Já Miguel Maya dispara. “Há um custo e não deve ser passado para os contribuintes em geral (falando do custo do antigo BES e do que pagam para o Fundo de Resolução), mas o pior é quando não se corrige um erro”.
E repete o que há muito reclama. “Porque é que são só os bancos portugueses a pagar essa fatura, e não todos os agentes financeiros que prestam serviços financeiros? Não vou viver nunca acomodado com isto, acho inaceitável".
E remata: “naquela altura (2014) era preciso tomar uma decisão e fez-se o que foi preciso, mas o mais critico é mesmo como ainda hoje continuamos a ser os únicos a pagar”. E interroga: "o que pesa mais no balanço, isto, ou concorrência das Fintech"?".

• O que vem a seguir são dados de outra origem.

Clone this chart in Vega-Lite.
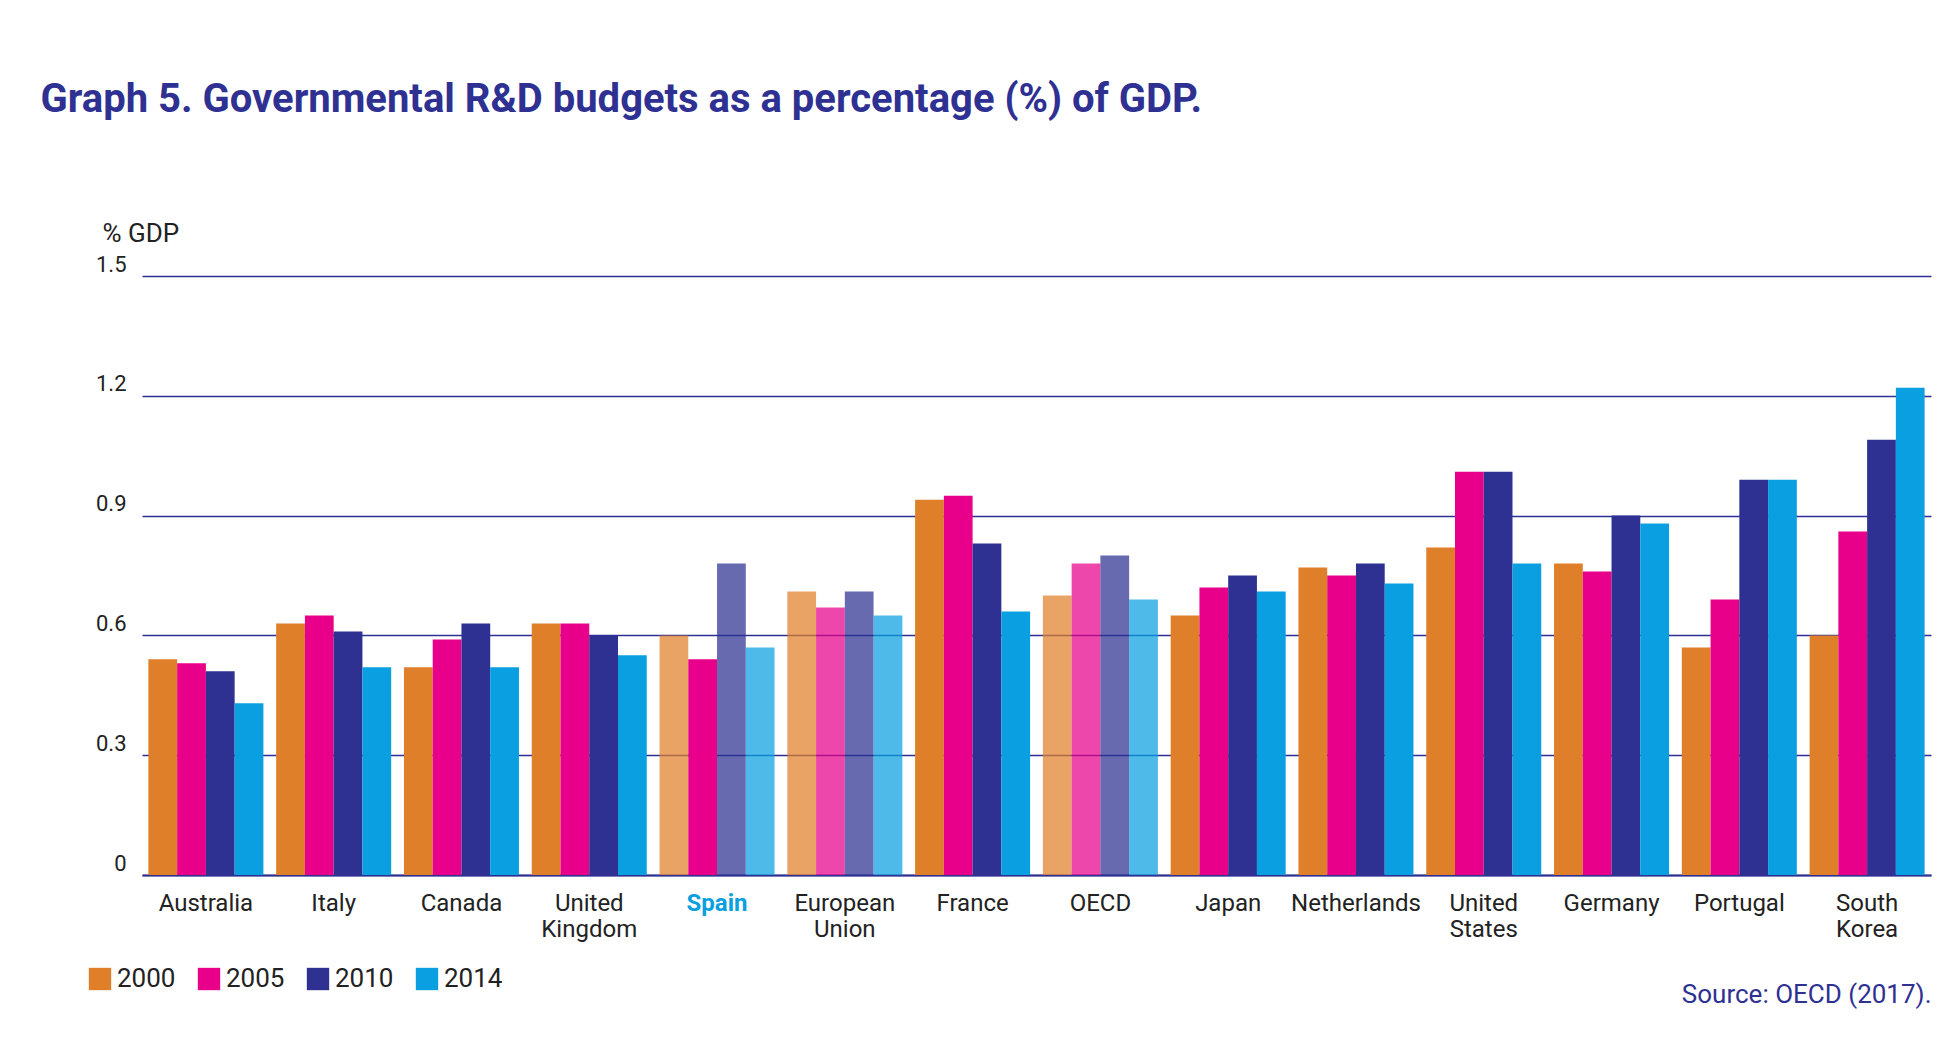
{
  "$schema": "https://vega.github.io/schema/vega-lite/v6.json",
  "width": 1956,
  "height": 1047,
  "autosize": {"type": "fit", "contains": "padding"},
  "padding": {"left": 40, "top": 80, "right": 25, "bottom": 40},
  "background": "white",
  "title": {
    "text": "Graph 5. Governmental R&D budgets as a percentage (%) of GDP.",
    "font": "Roboto",
    "fontWeight": "bold",
    "fontSize": 40,
    "color": "#2e3192",
    "anchor": "start",
    "offset": 100,
    "dx": -55
  },
  "data": {
    "values": [
      {"country": "Australia", "year": "2000", "value": 0.54},
      {"country": "Australia", "year": "2005", "value": 0.53},
      {"country": "Australia", "year": "2010", "value": 0.51},
      {"country": "Australia", "year": "2014", "value": 0.43},
      {"country": "Italy", "year": "2000", "value": 0.63},
      {"country": "Italy", "year": "2005", "value": 0.65},
      {"country": "Italy", "year": "2010", "value": 0.61},
      {"country": "Italy", "year": "2014", "value": 0.52},
      {"country": "Canada", "year": "2000", "value": 0.52},
      {"country": "Canada", "year": "2005", "value": 0.59},
      {"country": "Canada", "year": "2010", "value": 0.63},
      {"country": "Canada", "year": "2014", "value": 0.52},
      {"country": "United Kingdom", "year": "2000", "value": 0.63},
      {"country": "United Kingdom", "year": "2005", "value": 0.63},
      {"country": "United Kingdom", "year": "2010", "value": 0.60},
      {"country": "United Kingdom", "year": "2014", "value": 0.55},
      {"country": "Spain", "year": "2000", "value": 0.60, "hatch": true},
      {"country": "Spain", "year": "2005", "value": 0.54, "hatch": false},
      {"country": "Spain", "year": "2010", "value": 0.78, "hatch": true},
      {"country": "Spain", "year": "2014", "value": 0.57, "hatch": true},
      {"country": "European Union", "year": "2000", "value": 0.71, "hatch": true},
      {"country": "European Union", "year": "2005", "value": 0.67, "hatch": true},
      {"country": "European Union", "year": "2010", "value": 0.71, "hatch": true},
      {"country": "European Union", "year": "2014", "value": 0.65, "hatch": true},
      {"country": "France", "year": "2000", "value": 0.94},
      {"country": "France", "year": "2005", "value": 0.95},
      {"country": "France", "year": "2010", "value": 0.83},
      {"country": "France", "year": "2014", "value": 0.66},
      {"country": "OECD", "year": "2000", "value": 0.70, "hatch": true},
      {"country": "OECD", "year": "2005", "value": 0.78, "hatch": true},
      {"country": "OECD", "year": "2010", "value": 0.80, "hatch": true},
      {"country": "OECD", "year": "2014", "value": 0.69, "hatch": true},
      {"country": "Japan", "year": "2000", "value": 0.65},
      {"country": "Japan", "year": "2005", "value": 0.72},
      {"country": "Japan", "year": "2010", "value": 0.75},
      {"country": "Japan", "year": "2014", "value": 0.71},
      {"country": "Netherlands", "year": "2000", "value": 0.77},
      {"country": "Netherlands", "year": "2005", "value": 0.75},
      {"country": "Netherlands", "year": "2010", "value": 0.78},
      {"country": "Netherlands", "year": "2014", "value": 0.73},
      {"country": "United States", "year": "2000", "value": 0.82},
      {"country": "United States", "year": "2005", "value": 1.01},
      {"country": "United States", "year": "2010", "value": 1.01},
      {"country": "United States", "year": "2014", "value": 0.78},
      {"country": "Germany", "year": "2000", "value": 0.78},
      {"country": "Germany", "year": "2005", "value": 0.76},
      {"country": "Germany", "year": "2010", "value": 0.90},
      {"country": "Germany", "year": "2014", "value": 0.88},
      {"country": "Portugal", "year": "2000", "value": 0.57},
      {"country": "Portugal", "year": "2005", "value": 0.69},
      {"country": "Portugal", "year": "2010", "value": 0.99},
      {"country": "Portugal", "year": "2014", "value": 0.99},
      {"country": "South Korea", "year": "2000", "value": 0.60},
      {"country": "South Korea", "year": "2005", "value": 0.86},
      {"country": "South Korea", "year": "2010", "value": 1.09},
      {"country": "South Korea", "year": "2014", "value": 1.22}
    ]
  },
  "mark": {"type": "bar"},
  "encoding": {
    "x": {
      "field": "country",
      "type": "nominal",
      "sort": null,
      "scale": {"paddingInner": 0.1, "paddingOuter": 0.05},
      "axis": {
        "title": "Source: OECD (2017).",
        "titleAnchor": "end",
        "titleFont": "Roboto",
        "titleFontWeight": "normal",
        "titleFontSize": 26,
        "titleColor": "#2e3192",
        "titlePadding": 40,
        "labelAngle": 0,
        "labelFont": "Roboto",
        "labelFontSize": 24,
        "labelPadding": 16,
        "labelLineHeight": 26,
        "labelExpr": "split(datum.value, ' ')",
        "labelColor": {"condition": {"test": "datum.value === 'Spain'", "value": "#0a9fe0"}, "value": "#222222"},
        "labelFontWeight": {"condition": {"test": "datum.value === 'Spain'", "value": "bold"}, "value": "normal"},
        "ticks": false,
        "domainColor": "#2e3192",
        "domainWidth": 2
      }
    },
    "xOffset": {"field": "year", "type": "nominal"},
    "y": {
      "field": "value",
      "type": "quantitative",
      "scale": {"domain": [0, 1.5]},
      "axis": {
        "values": [0, 0.3, 0.6, 0.9, 1.2, 1.5],
        "labelExpr": "datum.value == 0 ? '0' : format(datum.value, '.1f')",
        "title": "% GDP",
        "titleAngle": 0,
        "titleAlign": "left",
        "titleBaseline": "bottom",
        "titleX": -40,
        "titleY": -30,
        "titleFont": "Roboto",
        "titleFontWeight": "normal",
        "titleFontSize": 26,
        "titleColor": "#222222",
        "labelFont": "Roboto",
        "labelFontSize": 22,
        "labelColor": "#222222",
        "labelPadding": 16,
        "labelBaseline": "bottom",
        "ticks": false,
        "domain": false,
        "gridColor": "#2e3192",
        "gridWidth": 1.5
      }
    },
    "color": {
      "field": "year",
      "type": "nominal",
      "scale": {"domain": ["2000", "2005", "2010", "2014"], "range": ["#e07f2a", "#e8008a", "#2e3192", "#0a9fe0"]},
      "legend": {
        "title": null,
        "orient": "none",
        "direction": "horizontal",
        "legendX": -55,
        "legendY": 690,
        "labelFont": "Roboto",
        "labelFontSize": 26,
        "labelColor": "#222222",
        "symbolType": "square",
        "symbolSize": 500,
        "symbolOpacity": 1,
        "columnPadding": 20
      }
    },
    "fillOpacity": {"condition": {"test": "datum.hatch === true", "value": 0.72}, "value": 1}
  },
  "config": {"view": {"stroke": null}}
}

Pedro Castro Almeida afirmou estar de acordo com Miguel Maya. “Há um tema incompreensível, porque é que só pagamos nós?Há empresas que passaram a sucursal para não pagarem ao Fundo de Resolução. Em Portugal há um incentivo a que as filiais se tornem sucursais”.
O excesso de regulação
Pedro Castro Almeida colocou em destaque o tema da regulação. “A regulação é o elefante na sala”, para dizer que se pensa mais em regulação do que em crescimento. Sempre que há uma diretiva europeia, “cada país coloca regras e impostos extraordinários” e nesse aspeto “não é um contexto muito bom ser banco em Portugal”.

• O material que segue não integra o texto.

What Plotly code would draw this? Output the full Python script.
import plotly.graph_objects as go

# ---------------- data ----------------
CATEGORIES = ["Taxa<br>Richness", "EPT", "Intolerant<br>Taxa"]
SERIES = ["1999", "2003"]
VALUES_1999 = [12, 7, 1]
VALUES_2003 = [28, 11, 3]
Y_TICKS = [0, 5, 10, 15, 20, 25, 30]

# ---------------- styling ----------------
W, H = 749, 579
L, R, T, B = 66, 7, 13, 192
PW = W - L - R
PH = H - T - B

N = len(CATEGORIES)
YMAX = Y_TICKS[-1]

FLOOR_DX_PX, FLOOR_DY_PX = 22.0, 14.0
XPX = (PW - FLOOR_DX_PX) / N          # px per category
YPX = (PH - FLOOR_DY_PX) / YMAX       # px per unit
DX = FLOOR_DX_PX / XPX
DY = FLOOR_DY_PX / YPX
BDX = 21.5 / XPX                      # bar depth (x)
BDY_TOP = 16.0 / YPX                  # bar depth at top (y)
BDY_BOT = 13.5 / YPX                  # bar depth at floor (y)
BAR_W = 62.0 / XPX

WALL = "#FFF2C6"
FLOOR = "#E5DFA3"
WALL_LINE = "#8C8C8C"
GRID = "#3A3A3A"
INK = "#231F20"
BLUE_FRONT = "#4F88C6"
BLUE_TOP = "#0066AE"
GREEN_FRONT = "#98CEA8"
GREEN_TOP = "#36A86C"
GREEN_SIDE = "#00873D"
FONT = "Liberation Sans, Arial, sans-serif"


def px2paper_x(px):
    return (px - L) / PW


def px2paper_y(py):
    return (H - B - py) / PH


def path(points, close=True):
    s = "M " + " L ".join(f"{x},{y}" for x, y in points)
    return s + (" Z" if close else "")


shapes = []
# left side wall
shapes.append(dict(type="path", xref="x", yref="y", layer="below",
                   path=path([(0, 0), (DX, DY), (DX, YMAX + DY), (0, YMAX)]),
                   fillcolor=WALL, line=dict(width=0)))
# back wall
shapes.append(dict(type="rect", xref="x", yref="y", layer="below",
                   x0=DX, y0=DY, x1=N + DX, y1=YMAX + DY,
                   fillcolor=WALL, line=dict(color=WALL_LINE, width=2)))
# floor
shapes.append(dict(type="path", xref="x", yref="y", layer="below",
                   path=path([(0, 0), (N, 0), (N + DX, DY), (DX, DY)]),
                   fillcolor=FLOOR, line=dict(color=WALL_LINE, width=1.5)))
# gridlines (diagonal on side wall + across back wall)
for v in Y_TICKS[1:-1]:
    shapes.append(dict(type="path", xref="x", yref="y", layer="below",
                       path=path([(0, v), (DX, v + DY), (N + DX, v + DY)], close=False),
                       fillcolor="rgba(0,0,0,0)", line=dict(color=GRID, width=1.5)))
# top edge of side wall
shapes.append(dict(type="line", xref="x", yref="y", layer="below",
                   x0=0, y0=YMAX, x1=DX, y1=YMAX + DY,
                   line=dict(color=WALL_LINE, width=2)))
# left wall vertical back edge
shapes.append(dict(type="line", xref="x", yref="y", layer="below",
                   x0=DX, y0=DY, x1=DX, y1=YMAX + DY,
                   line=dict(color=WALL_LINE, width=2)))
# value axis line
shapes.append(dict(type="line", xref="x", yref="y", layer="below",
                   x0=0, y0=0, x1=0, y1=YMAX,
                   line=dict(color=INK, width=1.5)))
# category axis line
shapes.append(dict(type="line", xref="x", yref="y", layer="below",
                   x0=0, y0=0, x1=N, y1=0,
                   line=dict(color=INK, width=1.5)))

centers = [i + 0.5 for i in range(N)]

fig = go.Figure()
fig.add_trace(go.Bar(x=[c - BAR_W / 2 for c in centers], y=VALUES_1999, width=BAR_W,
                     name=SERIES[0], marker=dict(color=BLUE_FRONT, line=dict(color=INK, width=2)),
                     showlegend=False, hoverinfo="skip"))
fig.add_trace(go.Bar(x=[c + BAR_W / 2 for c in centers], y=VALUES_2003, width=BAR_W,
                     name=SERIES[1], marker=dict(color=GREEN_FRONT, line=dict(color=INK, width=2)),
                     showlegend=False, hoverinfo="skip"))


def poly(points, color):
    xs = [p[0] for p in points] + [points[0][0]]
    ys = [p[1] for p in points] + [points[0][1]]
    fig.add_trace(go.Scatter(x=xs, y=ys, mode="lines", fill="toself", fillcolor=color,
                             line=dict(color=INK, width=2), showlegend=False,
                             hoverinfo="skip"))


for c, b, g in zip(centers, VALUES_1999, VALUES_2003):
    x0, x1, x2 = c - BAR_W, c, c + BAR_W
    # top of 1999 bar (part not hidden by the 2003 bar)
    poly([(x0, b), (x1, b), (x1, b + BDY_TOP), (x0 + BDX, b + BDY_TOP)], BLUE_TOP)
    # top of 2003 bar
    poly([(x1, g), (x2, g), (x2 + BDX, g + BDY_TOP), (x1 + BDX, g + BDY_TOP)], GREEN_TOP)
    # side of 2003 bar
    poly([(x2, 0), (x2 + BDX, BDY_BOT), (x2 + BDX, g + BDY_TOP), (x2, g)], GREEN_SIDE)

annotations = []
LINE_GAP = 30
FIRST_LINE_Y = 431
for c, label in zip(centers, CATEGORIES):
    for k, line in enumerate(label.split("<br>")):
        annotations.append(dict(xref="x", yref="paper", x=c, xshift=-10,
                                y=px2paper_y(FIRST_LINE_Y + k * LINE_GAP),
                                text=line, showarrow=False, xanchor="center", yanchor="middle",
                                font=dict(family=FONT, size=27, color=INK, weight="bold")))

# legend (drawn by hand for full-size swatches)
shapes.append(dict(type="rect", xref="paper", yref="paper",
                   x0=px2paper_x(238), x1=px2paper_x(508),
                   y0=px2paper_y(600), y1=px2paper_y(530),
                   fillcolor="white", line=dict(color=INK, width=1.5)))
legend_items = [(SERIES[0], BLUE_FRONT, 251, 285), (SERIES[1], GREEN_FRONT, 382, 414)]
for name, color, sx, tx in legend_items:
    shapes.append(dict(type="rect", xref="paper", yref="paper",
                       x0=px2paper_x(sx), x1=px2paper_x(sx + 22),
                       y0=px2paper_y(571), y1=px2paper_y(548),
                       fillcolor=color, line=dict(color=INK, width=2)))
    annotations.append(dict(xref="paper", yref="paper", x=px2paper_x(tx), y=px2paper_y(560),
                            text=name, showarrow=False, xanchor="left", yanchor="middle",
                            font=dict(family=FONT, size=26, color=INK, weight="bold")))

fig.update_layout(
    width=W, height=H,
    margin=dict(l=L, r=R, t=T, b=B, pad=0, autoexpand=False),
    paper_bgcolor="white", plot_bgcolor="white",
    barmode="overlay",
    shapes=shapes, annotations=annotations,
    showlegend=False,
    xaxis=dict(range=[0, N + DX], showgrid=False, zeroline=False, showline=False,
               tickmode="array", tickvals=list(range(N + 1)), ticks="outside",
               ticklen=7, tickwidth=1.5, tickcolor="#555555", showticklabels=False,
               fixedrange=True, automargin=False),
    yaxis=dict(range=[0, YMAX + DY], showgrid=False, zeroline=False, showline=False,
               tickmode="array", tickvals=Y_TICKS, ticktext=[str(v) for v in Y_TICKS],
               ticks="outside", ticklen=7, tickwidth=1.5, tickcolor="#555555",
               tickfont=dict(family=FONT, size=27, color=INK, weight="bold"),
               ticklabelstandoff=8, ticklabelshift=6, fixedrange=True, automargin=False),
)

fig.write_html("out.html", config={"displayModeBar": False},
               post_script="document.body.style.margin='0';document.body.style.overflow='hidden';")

E faz uma comparação: “Nos Estados Unidos saem cerca de quatro mil regulações, na Europa saem 15 mil", para justificar o que disse sobre excesso de regulação.
E dá um número: a nível mundial, a banca investe 600 mil milhões de euros em tecnologia e "mais de metade vai para se adaptar à regulação.
E por falar em regulação, o presidente do banco público, Paulo Macedo, afirmou que “as reservas anticíclicas imobilizam capital com prejuízo para os acionistas” e lembrou, que atualmente os bancos estão com níveis históricos de capital, ao contrário do tempo das crises passadas. Sublinhou que “quando há uma maior reserva isso tem um custo para o acionista, mas no caso da Caixa é indiferente, nos outros bancos absorvem essa reserva e distribuem menos ao acionista”. Rematando que o mais importante é ter bancos saudáveis, e que o sistema fica preocupado quando algum banco não está bem.